The resurgence of VC was not lost on CalPERS’ prior CIO, Ben Meng, who said at a board meeting in November 2019: “We are trying to find ways to… get venture capital investment back in our portfolio. But [due to] the fact we have been out of venture for so long, there is some catching up we need to do.”
However, any talk of VC stopped after Meng abruptly departed in August 2020. Will that change now that Musicco is at the helm?
If CalPERs does decide to push into VC, it won’t have the clout it once had. “Many of the large, well-known VCs don’t want CalPERS as an LP because of their public disclosure requirements and because of their reputation for being difficult to deal with,” a veteran fund adviser told me. “They simply don’t need their money.”
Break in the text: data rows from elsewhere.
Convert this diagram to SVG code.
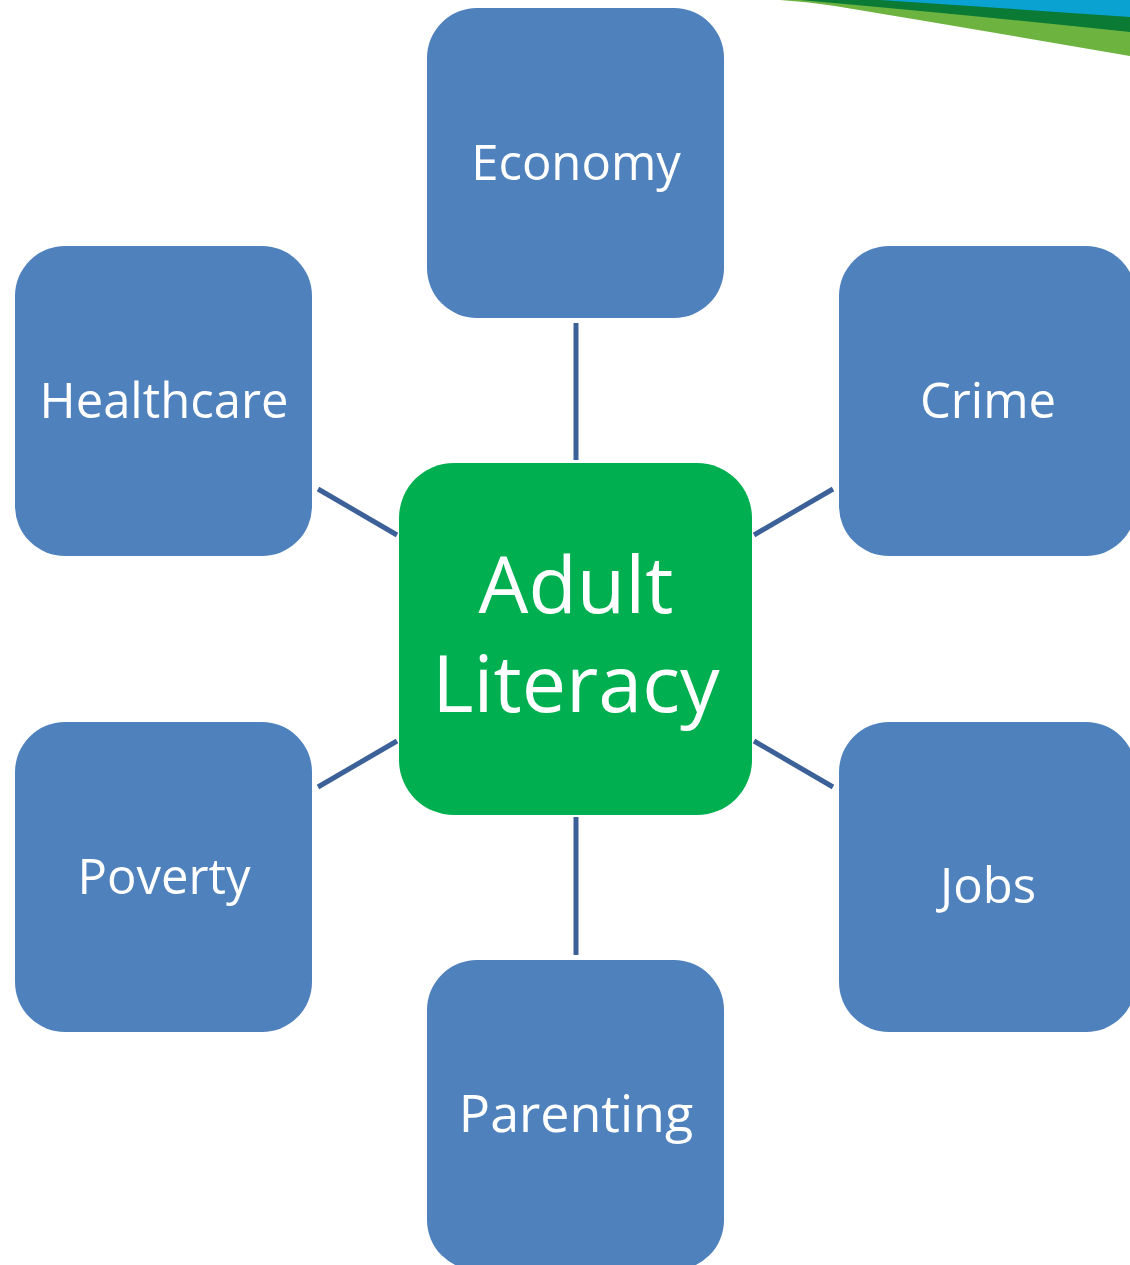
<svg xmlns="http://www.w3.org/2000/svg" width="1130" height="1265" viewBox="0 0 1130 1265">
<style>
.node{fill:#4F81BD;}
.center{fill:#00AF50;}
.lbl{font-family:"Open Sans","Noto Sans",sans-serif;fill:#FFFFFF;text-anchor:middle;font-size:49px;}
.big{font-size:79px;}
.conn{stroke:#3B6198;stroke-width:5;fill:none;}
</style>
<rect width="1130" height="1265" fill="#FFFFFF"/>
<g id="swoosh">
<path d="M780,0 L1130,0 L1130,56 Q980,30 835,6 Q810,2 780,0 Z" fill="#6CB33F"/>
<path d="M780,0 L1130,0 L1130,32 Q970,15 800,0 Z" fill="#0A7A35"/>
<path d="M820,0 L1130,0 L1130,17 Q1000,8 880,0 Z" fill="#0AA2D0"/>
</g>
<g id="connectors">
<line class="conn" x1="576" y1="323" x2="576" y2="460"/>
<line class="conn" x1="576" y1="817" x2="576" y2="955"/>
<line class="conn" x1="318" y1="489" x2="397" y2="535"/>
<line class="conn" x1="833" y1="489" x2="754" y2="535"/>
<line class="conn" x1="318" y1="787" x2="397" y2="741"/>
<line class="conn" x1="754" y1="741" x2="833" y2="787"/>
</g>
<g id="economy"><rect class="node" x="427" y="8" width="297" height="310" rx="50"/><text class="lbl" x="576" y="180">Economy</text></g>
<g id="healthcare"><rect class="node" x="15" y="246" width="297" height="310" rx="50"/><text class="lbl" x="164" y="418">Healthcare</text></g>
<g id="crime"><rect class="node" x="839" y="246" width="297" height="310" rx="50"/><text class="lbl" x="988" y="418">Crime</text></g>
<g id="poverty"><rect class="node" x="15" y="722" width="297" height="310" rx="50"/><text class="lbl" x="164" y="894">Poverty</text></g>
<g id="jobs"><rect class="node" x="839" y="722" width="297" height="310" rx="50"/><text class="lbl" x="988" y="903">Jobs</text></g>
<g id="parenting"><rect class="node" x="427" y="960" width="297" height="310" rx="50"/><text class="lbl" x="576" y="1132" style="font-size:52px">Parenting</text></g>
<g id="adult-literacy"><rect class="center" x="399" y="463" width="353" height="352" rx="55"/><text class="lbl big" x="576" y="613">Adult</text><text class="lbl big" x="576" y="712">Literacy</text></g>
</svg>
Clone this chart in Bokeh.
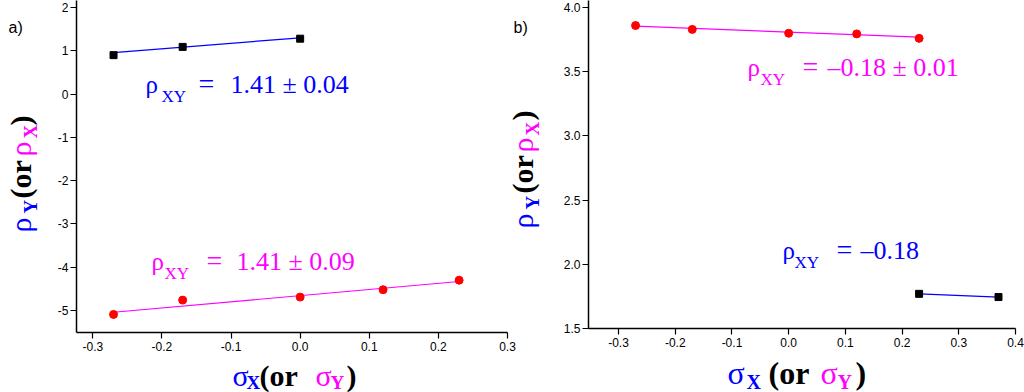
import math
from bokeh.plotting import figure
from bokeh.layouts import row, column
from bokeh.models import Label, FixedTicker, NumeralTickFormatter, Range1d
from bokeh.core.properties import value
from bokeh.embed import file_html
from bokeh.resources import INLINE

# ---------------- data ----------------
# panel a)
a_sq_x = [-0.27, -0.17, 0.0]
a_sq_y = [0.90, 1.09, 1.28]
a_sq_fit_x = [-0.27, 0.0]
a_sq_fit_y = [0.96, 1.30]
a_ci_x = [-0.27, -0.17, 0.0, 0.12, 0.23]
a_ci_y = [-5.09, -4.76, -4.69, -4.52, -4.30]
a_ci_fit_x = [-0.27, 0.23]
a_ci_fit_y = [-5.04, -4.33]
a_xticks = [-0.3, -0.2, -0.1, 0.0, 0.1, 0.2, 0.3]
a_yticks = [-5, -4, -3, -2, -1, 0, 1, 2]

# panel b)
b_ci_x = [-0.27, -0.17, 0.0, 0.12, 0.23]
b_ci_y = [3.86, 3.83, 3.80, 3.795, 3.76]
b_ci_fit_x = [-0.27, 0.23]
b_ci_fit_y = [3.855, 3.77]
b_sq_x = [0.23, 0.37]
b_sq_y = [1.77, 1.745]
b_xticks = [-0.3, -0.2, -0.1, 0.0, 0.1, 0.2, 0.3, 0.4]
b_yticks = [1.5, 2.0, 2.5, 3.0, 3.5, 4.0]

BLUE = "#0000ff"
MAG = "#ff00ff"
RED = "#ff0000"
SERIF = "Liberation Serif"
SANS = "Liberation Sans"
A = math.pi / 2
K = 0.25   # baseline correction (fraction of font size)

H = 392
# panel a geometry
TOP_A = 355
YA_W = 40
XB0 = 545            # where the right column starts
MA_W = XB0 - YA_W
A_X0, A_X1 = -0.3236, 0.3
A_SCALE = (507 - 76) / (A_X1 - A_X0)
A_XEND = A_X0 + (XB0 - 76) / A_SCALE
# panel b geometry
TOP_B = 351
MB_W = 1024 - XB0


def style(p, xt, yt, xfmt, yfmt):
    p.xgrid.visible = False
    p.ygrid.visible = False
    p.outline_line_color = None
    for ax in (p.xaxis[0], p.yaxis[0]):
        ax.axis_line_width = 1.5
        ax.axis_line_color = "black"
        ax.major_tick_line_width = 1.2
        ax.major_tick_in = 0
        ax.major_tick_out = 6
        ax.minor_tick_line_color = None
        ax.major_label_text_font = SANS
        ax.major_label_text_font_size = "12px"
        ax.major_label_text_color = "black"
    p.xaxis[0].ticker = FixedTicker(ticks=xt)
    p.yaxis[0].ticker = FixedTicker(ticks=yt)
    p.xaxis[0].formatter = NumeralTickFormatter(format=xfmt)
    p.yaxis[0].formatter = NumeralTickFormatter(format=yfmt)
    p.xaxis[0].major_label_standoff = 3
    p.yaxis[0].major_label_standoff = 2


def text_fig(w, h):
    f = figure(frame_width=w, frame_height=h, x_range=Range1d(0, w), y_range=Range1d(h, 0),
               min_border=0, min_border_left=0, min_border_right=0,
               min_border_top=0, min_border_bottom=0,
               x_axis_location=None, y_axis_location=None,
               output_backend="svg", toolbar_location=None, title=None)
    f.xgrid.visible = False
    f.ygrid.visible = False
    f.outline_line_color = None
    return f


def put(f, ox, oy, cx, cy, t, color="black", size=27, bold=False, font=SERIF, angle=0.0):
    if angle:
        cx -= K * size
    else:
        cy -= K * size
    f.text(x=[cx - ox], y=[cy - oy], text=[t], text_color=color,
           text_font=value(font), text_font_size=value(f"{size}px"),
           text_font_style="bold" if bold else "normal",
           text_align="left", text_baseline="alphabetic", angle=angle)


def make_lab(p, fl, fb):
    def lab(cx, cy, t, color="black", size=27, bold=False, font=SERIF, angle=0.0):
        if angle:
            cx -= K * size
        else:
            cy -= K * size
        p.add_layout(Label(x=cx - fl, y=fb - cy, x_units="screen", y_units="screen",
                           text=t, text_color=color, text_font=font,
                           text_font_size=f"{size}px",
                           text_font_style="bold" if bold else "normal",
                           text_align="left", text_baseline="alphabetic",
                           angle=angle))
    return lab


# ---------------- panel a ----------------
pa = figure(width=MA_W, height=TOP_A, x_range=(A_X0, A_XEND), y_range=(-5.508, 2.162),
            min_border_left=76 - YA_W, min_border_right=0, min_border_top=0,
            min_border_bottom=TOP_A - 332, output_backend="svg", toolbar_location=None,
            title=None)
style(pa, a_xticks, a_yticks, "0.0", "0")
pa.xaxis[0].bounds = (A_X0, A_X1)
pa.line(a_sq_fit_x, a_sq_fit_y, line_color=BLUE, line_width=1.2)
pa.line(a_ci_fit_x, a_ci_fit_y, line_color=MAG, line_width=1.2)
pa.scatter(a_sq_x, a_sq_y, marker="square", size=7, fill_color="black", line_color="black")
pa.scatter(a_ci_x, a_ci_y, marker="circle", size=8, fill_color=RED, line_color=RED)

la = make_lab(pa, 76, 332)
la(145, 90, "ρ", BLUE, 25)
la(161, 100, "XY", BLUE, 17)
la(198, 90, "=", BLUE, 28)
la(230, 90, "1.41 ± 0.04", BLUE, 26)
la(151, 267, "ρ", MAG, 25)
la(164, 277, "XY", MAG, 17)
la(206, 267, "=", MAG, 28)
la(236, 267, "1.41 ± 0.09", MAG, 26)
# panel b's tag and y-axis title (space left of panel b's axis)
la(513, 31, "b)", size=16, font=SANS)
la(529, 228, "ρ", BLUE, 30, angle=A)
la(537, 209, "Y", BLUE, 19, True, angle=A)
la(529, 193, "(or ", "black", 30, True, angle=A)
la(529, 152, "ρ", MAG, 30, angle=A)
la(537, 135, "X", MAG, 19, True, angle=A)
la(529, 120, ")", "black", 30, True, angle=A)

ya = text_fig(YA_W, TOP_A)
put(ya, 0, 0, 8, 31, "a)", size=16, font=SANS)
put(ya, 0, 0, 27, 232, "ρ", BLUE, 30, angle=A)
put(ya, 0, 0, 35, 213, "Y", BLUE, 19, True, angle=A)
put(ya, 0, 0, 27, 198, "(or ", "black", 30, True, angle=A)
put(ya, 0, 0, 27, 156, "ρ", MAG, 30, angle=A)
put(ya, 0, 0, 35, 138, "X", MAG, 19, True, angle=A)
put(ya, 0, 0, 27, 125, ")", "black", 30, True, angle=A)

xla = text_fig(XB0, H - TOP_A)
put(xla, 0, TOP_A, 232, 382, "σ", BLUE, 30)
put(xla, 0, TOP_A, 246, 387, "X", BLUE, 19, True)
put(xla, 0, TOP_A, 259, 382, "(or ", "black", 30, True)
put(xla, 0, TOP_A, 315, 382, "σ", MAG, 30)
put(xla, 0, TOP_A, 330, 387, "Y", MAG, 19, True)
put(xla, 0, TOP_A, 346, 382, ")", "black", 30, True)

# ---------------- panel b ----------------
pb = figure(width=MB_W, height=TOP_B, x_range=(-0.353, 0.4), y_range=(1.5, 4.055),
            min_border_left=588 - XB0, min_border_right=1024 - 1015, min_border_top=0,
            min_border_bottom=TOP_B - 328, output_backend="svg", toolbar_location=None,
            title=None)
style(pb, b_xticks, b_yticks, "0.0", "0.0")
pb.line(b_ci_fit_x, b_ci_fit_y, line_color=MAG, line_width=1.2)
pb.line(b_sq_x, b_sq_y, line_color=BLUE, line_width=1.2)
pb.scatter(b_ci_x, b_ci_y, marker="circle", size=8, fill_color=RED, line_color=RED)
pb.scatter(b_sq_x, b_sq_y, marker="square", size=7, fill_color="black", line_color="black")

lb = make_lab(pb, 588, 328)
lb(747, 73, "ρ", MAG, 25)
lb(760, 83, "XY", MAG, 17)
lb(802, 73, "=", MAG, 28)
lb(827, 73, "–0.18 ± 0.01", MAG, 26)
lb(782, 256, "ρ", BLUE, 25)
lb(794, 266, "XY", BLUE, 17)
lb(836, 256, "=", BLUE, 28)
lb(860, 256, "–0.18", BLUE, 26)

xlb = text_fig(MB_W, H - TOP_B)
put(xlb, XB0, TOP_B, 727, 380, "σ", BLUE, 32)
put(xlb, XB0, TOP_B, 746, 386, "X", BLUE, 20, True)
put(xlb, XB0, TOP_B, 768, 380, "(or ", "black", 32, True)
put(xlb, XB0, TOP_B, 820, 380, "σ", MAG, 32)
put(xlb, XB0, TOP_B, 837, 386, "Y", MAG, 20, True)
put(xlb, XB0, TOP_B, 855, 380, ")", "black", 32, True)

layout = row(column(row(ya, pa), xla), column(row(pb), xlb))
open("out.html", "w").write(file_html(layout, INLINE))
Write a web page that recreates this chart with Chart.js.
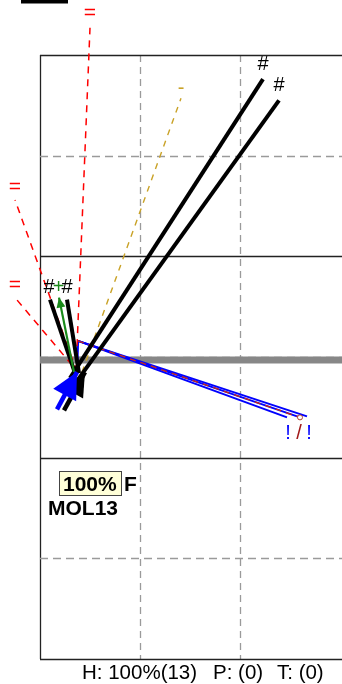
<!DOCTYPE html>
<html>
<head>
<meta charset="utf-8">
<script src="https://cdn.jsdelivr.net/npm/chart.js@4.4.0/dist/chart.umd.min.js"></script>
<style>
  html, body { margin: 0; padding: 0; background: #fff; }
  #wrap { width: 342px; height: 684px; position: relative; }
</style>
</head>
<body>
<div id="wrap"><canvas id="plot"></canvas></div>
<script>
// plot units: x 0..3.02, y 0..6
const xTicks = [0, 1, 2];
const yTicks = [0, 1, 2, 3, 4, 5, 6];
const solidY = [0, 2, 4, 6];

// "#" vectors (thick black)
const hashStart = [[0.30, 2.79], [0.34, 2.72], [0.35, 2.84], [0.39, 2.84]];
const hashEnd = [[2.23, 5.76], [2.39, 5.55], [0.10, 3.57], [0.27, 3.57]];

// "=" vectors (red dashed)
const eqStart = [[0.36, 2.85], [0.37, 2.85], [0.32, 2.92]];
const eqEnd = [[0.50, 6.27], [-0.25, 4.56], [-0.25, 3.59]];

// "-" vector (gold dashed)
const minusStart = [0.42, 2.85];
const minusEnd = [1.41, 5.57];

// "!" vectors (blue), bent at a corner
const bangOrigin = [0.37, 2.84];
const bangCorner = [0.38, 3.16];
const bangEnd = [[2.47, 2.40], [2.60, 2.40], [2.67, 2.41]];
const slashEnd = [2.60, 2.40];

// arrows
const plusArrow = [[0.34, 2.85], [0.19, 3.59]];
const blackArrow = [[0.24, 2.47], [0.45, 2.85]];
const blueArrow = [[0.17, 2.48], [0.37, 2.85]];

const baseLevel = 2.97;
const legendBar = [[-0.19, 6.53], [0.28, 6.53]];

// text labels at vector tips
const labelText = ['#', '#', '#', '#', '+', '=', '=', '=', '-', '!', '/', '!'];
const labelX = [2.23, 2.39, 0.09, 0.27, 0.185, 0.50, -0.25, -0.25, 1.41, 2.48, 2.59, 2.69];
const labelY = [5.91, 5.70, 3.69, 3.69, 3.69, 6.42, 4.69, 3.71, 5.67, 2.24, 2.24, 2.24];
const labelColor = ['#000', '#000', '#000', '#000', '#1a8a1a', '#ff0000', '#ff0000', '#ff0000',
  '#c9a227', '#0000ff', '#a01818', '#0000ff'];

const scoreText = '100%';
const flagText = 'F';
const molName = 'MOL13';
const summary = ['H: 100%(13)', 'P: (0)', 'T: (0)'];

const seg = (a, b, color, width, dash, extra) => Object.assign({
  data: [{ x: a[0], y: a[1] }, { x: b[0], y: b[1] }],
  borderColor: color,
  backgroundColor: color,
  borderWidth: width,
  borderDash: dash || [],
  borderCapStyle: 'butt',
  showLine: true,
  pointRadius: 0,
  clip: false,
}, extra || {});

// listed bottom first
const datasets = [
  seg([0, baseLevel], [3.02, baseLevel], '#878787', 7),
  seg(legendBar[0], legendBar[1], '#000', 3.5),
  seg(bangOrigin, bangCorner, '#0000ff', 2.2),
  ...bangEnd.map((e) => seg(bangCorner, e, '#0000ff', 2)),
  seg(bangCorner, slashEnd, '#cc2a10', 1.3, [6, 5]),
  ...eqStart.map((s, i) => seg(s, eqEnd[i], '#ff0000', 1.5, [7, 6])),
  seg(minusStart, minusEnd, '#c9a227', 1.4, [6, 6]),
  ...hashStart.map((s, i) => seg(s, hashEnd[i], '#000', 4)),
  seg(plusArrow[0], plusArrow[1], '#1a8a1a', 2.2, [], { arrowHead: [10, 4.5] }),
  seg(blackArrow[0], blackArrow[1], '#000', 4.5, [], { arrowHead: [24, 11] }),
  seg(blueArrow[0], blueArrow[1], '#0000ff', 4.5, [], { arrowHead: [26, 13] }),
];
datasets.forEach((d, i) => { d.order = datasets.length - i; });

const gridPlugin = {
  id: 'grid',
  beforeDatasetsDraw(chart) {
    const { ctx, chartArea: a, scales: { x, y } } = chart;
    ctx.save();
    ctx.lineWidth = 1.3;
    xTicks.forEach((v) => {
      const px = Math.round(x.getPixelForValue(v)) + 0.5;
      ctx.strokeStyle = v === 0 ? '#222' : '#9a9a9a';
      ctx.setLineDash(v === 0 ? [] : [7, 5]);
      ctx.beginPath(); ctx.moveTo(px, a.top); ctx.lineTo(px, a.bottom); ctx.stroke();
    });
    yTicks.forEach((v) => {
      const py = Math.round(y.getPixelForValue(v)) + 0.5;
      const solid = solidY.includes(v);
      ctx.strokeStyle = solid ? '#222' : '#9a9a9a';
      ctx.setLineDash(solid ? [] : [8, 5]);
      ctx.beginPath(); ctx.moveTo(a.left, py); ctx.lineTo(a.right, py); ctx.stroke();
    });
    ctx.restore();
  },
};

const markPlugin = {
  id: 'marks',
  afterDatasetsDraw(chart) {
    const { ctx, chartArea: a, scales: { x, y } } = chart;
    ctx.save();
    chart.data.datasets.forEach((d, i) => {
      if (!d.arrowHead) return;
      const pts = chart.getDatasetMeta(i).data;
      const p0 = pts[0], p1 = pts[1];
      const dx = p1.x - p0.x, dy = p1.y - p0.y;
      const len = Math.hypot(dx, dy);
      const ux = dx / len, uy = dy / len;
      const [hl, hw] = d.arrowHead;
      const bx = p1.x - ux * hl, by = p1.y - uy * hl;
      ctx.fillStyle = d.borderColor;
      ctx.beginPath();
      ctx.moveTo(p1.x, p1.y);
      ctx.lineTo(bx - uy * hw, by + ux * hw);
      ctx.lineTo(bx + uy * hw, by - ux * hw);
      ctx.closePath();
      ctx.fill();
    });

    // small circle at the "/" tip
    ctx.strokeStyle = '#b04030';
    ctx.fillStyle = '#fff';
    ctx.lineWidth = 1;
    ctx.beginPath();
    ctx.arc(x.getPixelForValue(slashEnd[0]), y.getPixelForValue(slashEnd[1]), 2.5, 0, Math.PI * 2);
    ctx.fill(); ctx.stroke();

    ctx.textAlign = 'center';
    ctx.textBaseline = 'middle';
    labelText.forEach((t, i) => {
      ctx.font = (t === '=' ? '21px' : '20px') + ' "Liberation Sans", Arial, sans-serif';
      ctx.fillStyle = labelColor[i];
      ctx.fillText(t, x.getPixelForValue(labelX[i]), y.getPixelForValue(labelY[i]));
    });

    // score box
    ctx.textAlign = 'left';
    ctx.textBaseline = 'alphabetic';
    ctx.fillStyle = '#ffffd8';
    ctx.fillRect(a.left + 19.5, a.top + 416.5, 62, 24);
    ctx.strokeStyle = '#444';
    ctx.lineWidth = 1;
    ctx.strokeRect(a.left + 19.5, a.top + 416.5, 62, 24);
    ctx.fillStyle = '#000';
    ctx.font = 'bold 21px "Liberation Sans", Arial, sans-serif';
    ctx.fillText(scoreText, a.left + 23, a.top + 436);
    ctx.fillText(flagText, a.left + 84, a.top + 436);
    ctx.fillText(molName, a.left + 8, a.top + 460);

    ctx.font = '20.5px "Liberation Sans", Arial, sans-serif';
    ctx.fillText(summary[0], 82, a.bottom + 20);
    ctx.fillText(summary[1], 213, a.bottom + 20);
    ctx.fillText(summary[2], 277, a.bottom + 20);
    ctx.restore();
  },
};

new Chart(document.getElementById('plot'), {
  type: 'scatter',
  data: { datasets },
  options: {
    responsive: true,
    maintainAspectRatio: false,
    animation: false,
    events: [],
    layout: { padding: { left: 40, top: 55, right: 0, bottom: 25 } },
    plugins: { legend: { display: false }, tooltip: { enabled: false } },
    scales: {
      x: { type: 'linear', min: 0, max: 3.02, display: false },
      y: { type: 'linear', min: 0, max: 6, display: false },
    },
  },
  plugins: [gridPlugin, markPlugin],
});
</script>
</body>
</html>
As for small, early-stage funds, which make up the bulk of the market, those vehicles don’t make sense for CalPERS because it needs to put large amounts of capital to work, the adviser said.
Where does that leave Musicco? “This is a difficult issue to sort through, and Nicole will have to come up with original ideas to solve it,” the adviser said.
It is only February, but that quote is a leading contender for understatement of the year.